ELLE’s favourite spooks
If you ever find yourself in need of a good scare, these books won’t disappoint


The Turn Of The Screw by Henry James (1898)
A young governess on her first job is soon terrified by ghost sightings, and by the stoic indifference of her wards. The orphaned children, Flora and Miles, are completely unfazed by the hauntings, refusing to even acknowledge them. James’ classic novella builds up to an ambiguous ending (Google offers plenty of interpretations to geek on), its spookiness relying heavily on the reader’s imagination.

It by Stephen King (1986)
One of King’s most popular novels, It tells the parallel stories of a group of social outcasts called ‘The Losers Club’ battling a devilish being (first as children, and later as adults) that torments and murders kids in their town. King packs the novel with a series of frights, bringing in mummies and crawling eyes, but remains close to his characteristic coming-of-age themes. This one will leave you with a lifelong fear of sewer drains and clowns.

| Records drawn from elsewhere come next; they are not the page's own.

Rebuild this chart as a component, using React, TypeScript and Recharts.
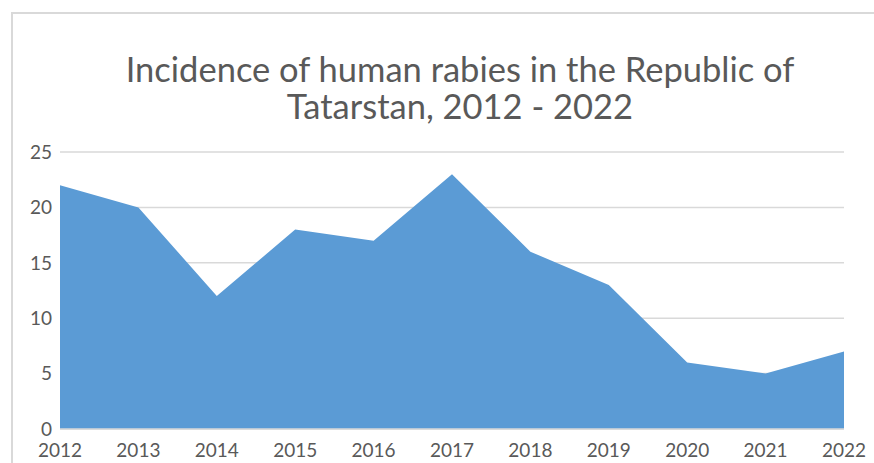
import React from "react";
import { AreaChart, Area, XAxis, YAxis, CartesianGrid } from "recharts";

const years = ["2012", "2013", "2014", "2015", "2016", "2017", "2018", "2019", "2020", "2021", "2022"];
const cases = [22, 20, 12, 18, 17, 23, 16, 13, 6, 5, 7];
const yTicks = [0, 5, 10, 15, 20, 25];
const titleLines = ["Incidence of human rabies in the Republic of", "Tatarstan, 2012 - 2022"];

const data = years.map((y, i) => ({ year: y, value: cases[i] }));

const FONT = "Lato, 'Open Sans', sans-serif";
const GREY = "#595959";

export default function App() {
  return (
    <div style={{ position: "absolute", left: 0, top: 0, width: 874, height: 463, background: "#fff", overflow: "hidden" }}>
      <div
        style={{
          position: "absolute",
          left: 11,
          top: 12,
          width: 900,
          height: 500,
          borderLeft: "2px solid #d9d9d9",
          borderTop: "2px solid #d9d9d9",
        }}
      />
      <div
        style={{
          position: "absolute",
          left: 0,
          top: 50,
          width: 920,
          textAlign: "center",
          fontFamily: FONT,
          fontSize: 34.5,
          lineHeight: "37px",
          color: GREY,
        }}
      >
        {titleLines.map((t, i) => (
          <div key={i}>{t}</div>
        ))}
      </div>
      <div style={{ position: "absolute", left: 0, top: 0 }}>
        <AreaChart width={874} height={463} data={data} margin={{ top: 152, right: 30, bottom: 0, left: 0 }}>
          <CartesianGrid horizontal vertical={false} stroke="#d9d9d9" strokeWidth={1.5} />
          <XAxis
            dataKey="year"
            height={34}
            axisLine={{ stroke: "#d9d9d9", strokeWidth: 1.5 }}
            tickLine={false}
            tickMargin={9}
            interval={0}
            tick={{ fill: GREY, fontSize: 19, fontFamily: FONT }}
          />
          <YAxis
            width={60}
            domain={[0, 25]}
            ticks={yTicks}
            axisLine={false}
            tickLine={false}
            tick={{ fill: GREY, fontSize: 19, fontFamily: FONT }}
          />
          <Area
            type="linear"
            dataKey="value"
            stroke="none"
            fill="#5b9bd5"
            fillOpacity={1}
            isAnimationActive={false}
          />
        </AreaChart>
      </div>
    </div>
  );
}
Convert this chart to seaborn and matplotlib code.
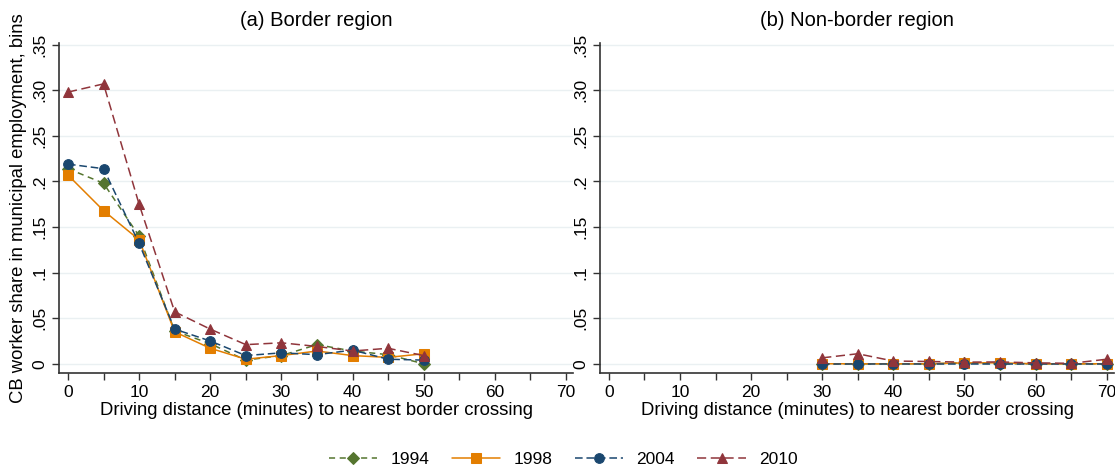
import numpy as np
import pandas as pd
import matplotlib.pyplot as plt
import seaborn as sns

years = ["1994", "1998", "2004", "2010"]

# border region: 0..50 minutes
x_border = [0, 5, 10, 15, 20, 25, 30, 35, 40, 45, 50]
border_1994 = [0.214, 0.198, 0.140, 0.036, 0.022, 0.004, 0.009, 0.021, 0.014, 0.010, 0.000]
border_1998 = [0.207, 0.168, 0.136, 0.035, 0.017, 0.005, 0.009, 0.014, 0.009, 0.007, 0.011]
border_2004 = [0.219, 0.214, 0.132, 0.038, 0.025, 0.009, 0.012, 0.010, 0.015, 0.005, 0.004]
border_2010 = [0.298, 0.307, 0.175, 0.057, 0.038, 0.021, 0.023, 0.019, 0.014, 0.017, 0.009]

# non-border region: 30..70 minutes
x_nonborder = [30, 35, 40, 45, 50, 55, 60, 65, 70]
nonborder_1994 = [0.000, 0.000, 0.000, 0.000, 0.001, 0.000, 0.000, 0.000, 0.000]
nonborder_1998 = [0.000, 0.000, 0.000, 0.000, 0.001, 0.001, 0.000, 0.000, 0.000]
nonborder_2004 = [0.000, 0.000, 0.000, 0.000, 0.000, 0.000, 0.000, 0.000, 0.000]
nonborder_2010 = [0.0065, 0.011, 0.003, 0.0025, 0.0018, 0.002, 0.001, 0.0005, 0.005]

ytick_labels = ["0", ".05", ".1", ".15", ".2", ".25", ".30", ".35"]

colors = {"1994": "#55752f", "1998": "#e37e00", "2004": "#1a476f", "2010": "#90353b"}
markers = {"1994": "D", "1998": "s", "2004": "o", "2010": "^"}
dashes = {"1994": (4, 3), "1998": (None, None), "2004": (5, 2.5), "2010": (6, 3)}


def make_df(x, series):
    rows = []
    for yr, vals in zip(years, series):
        for xi, v in zip(x, vals):
            rows.append({"dist": xi, "share": v, "year": yr})
    return pd.DataFrame(rows)


df_b = make_df(x_border, [border_1994, border_1998, border_2004, border_2010])
df_n = make_df(x_nonborder, [nonborder_1994, nonborder_1998, nonborder_2004, nonborder_2010])

sns.set_style("white", {"text.color": "black", "axes.labelcolor": "black",
                        "xtick.color": "black", "ytick.color": "black"})
plt.rcParams["font.family"] = ["Liberation Sans", "DejaVu Sans"]

fig, axes = plt.subplots(1, 2, figsize=(11.15, 4.66), dpi=100)

for ax, d, title in zip(axes, [df_b, df_n], ["(a) Border region", "(b) Non-border region"]):
    for yr in years:
        sub = d[d["year"] == yr]
        ls = "-" if yr == "1998" else (0, dashes[yr])
        sns.lineplot(data=sub, x="dist", y="share", ax=ax, color=colors[yr],
                     marker=markers[yr], markersize=7 if yr != "1994" else 6,
                     markeredgecolor=colors[yr], linewidth=1.1, linestyle=ls,
                     label=yr)
    ax.set_xlim(-1.2, 71)
    ax.set_ylim(-0.0099, 0.352)
    ax.set_xticks(range(0, 71, 10))
    ax.set_xticks(range(0, 71, 5), minor=True)
    ax.set_yticks(np.arange(0, 0.351, 0.05))
    ax.set_yticklabels(ytick_labels, rotation=90, va="center")
    ax.tick_params(axis="both", which="major", labelsize=12.5, length=5, width=1,
                   direction="out", left=True, bottom=True, color="#333333",
                   labelcolor="black")
    ax.tick_params(axis="x", which="minor", length=5, width=1, bottom=True,
                   color="#333333")
    ax.grid(axis="y", color="#eaf0f2", linewidth=1)
    ax.set_axisbelow(True)
    for s in ["top", "right"]:
        ax.spines[s].set_visible(False)
    for s in ["left", "bottom"]:
        ax.spines[s].set_color("#333333")
        ax.spines[s].set_linewidth(1.2)
    ax.set_title(title, fontsize=14.5, pad=12, color="black")
    ax.set_xlabel("Driving distance (minutes) to nearest border crossing", fontsize=13.3,
                  labelpad=2, color="black")
    ax.set_ylabel("")
    ax.get_legend().remove()

axes[0].set_ylabel("CB worker share in municipal employment, bins", fontsize=13.3,
                   color="black")

handles, labels = axes[0].get_legend_handles_labels()
fig.legend(handles, labels, loc="lower center", ncol=4, frameon=False,
           fontsize=12.5, handlelength=2.8, handletextpad=0.75, columnspacing=1.3,
           bbox_to_anchor=(0.505, -0.035), labelcolor="black")

plt.subplots_adjust(left=0.0533, right=0.999, top=0.908, bottom=0.2, wspace=0.053)
plt.savefig("out.png", dpi=100)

The Roald Dahl Omnibus: Perfect Bedtime Stories For Sleepless Nights by Roald Dahl (1993)
The children’s writer, who built chocolate wonderlands and coined kid-friendly cuss words like ‘swigpill’, was also a master at weaving unforgettable spine-chillers. The darker side of Dahl’s literature is infested with ill-fated encounters, sinister murders, the occasional oddball with a penchant for taxidermy, and unsteadying plot twists. ‘Lamb To The Slaughter’, ‘The Landlady’ and ‘Skin’ are classics that often feature in textbooks, but this omnibus features lesser-known but similarly disquieting tales.

We Need To Talk About Kevin by Lionel Shriver (2003)
Horror stories are not always made of bloodthirsty vampires or wicked demons – sometimes it just takes a bad mother. After Eva’s adolescent son kills seven of his schoolmates, her own uncomfortable relationship with motherhood comes to the fore – raising a sociopath she could never come to love. Shriver ruthlessly digs into the traumas of marriage and family, the befores-and-afters of violence and the inherent evil in all of us, which shows itself in varying degrees.

Heart-Shaped Box by Joe Hill (2007)
A haunted suit is the latest addition to Judas Coyne’s lurid collection (a hangman’s noose, a cannibal’s cookbook and a human skull from the 16th century are standout pieces). The suit, packaged in a heart-shaped box, is accompanied by the spirit of its wrathful owner, who’s out to make Coyne, and those around him, pay for earlier transgressions. A terrifying tale of merciless revenge from Stephen King’s son; we shudder to imagine the bedtime stories he grew up on.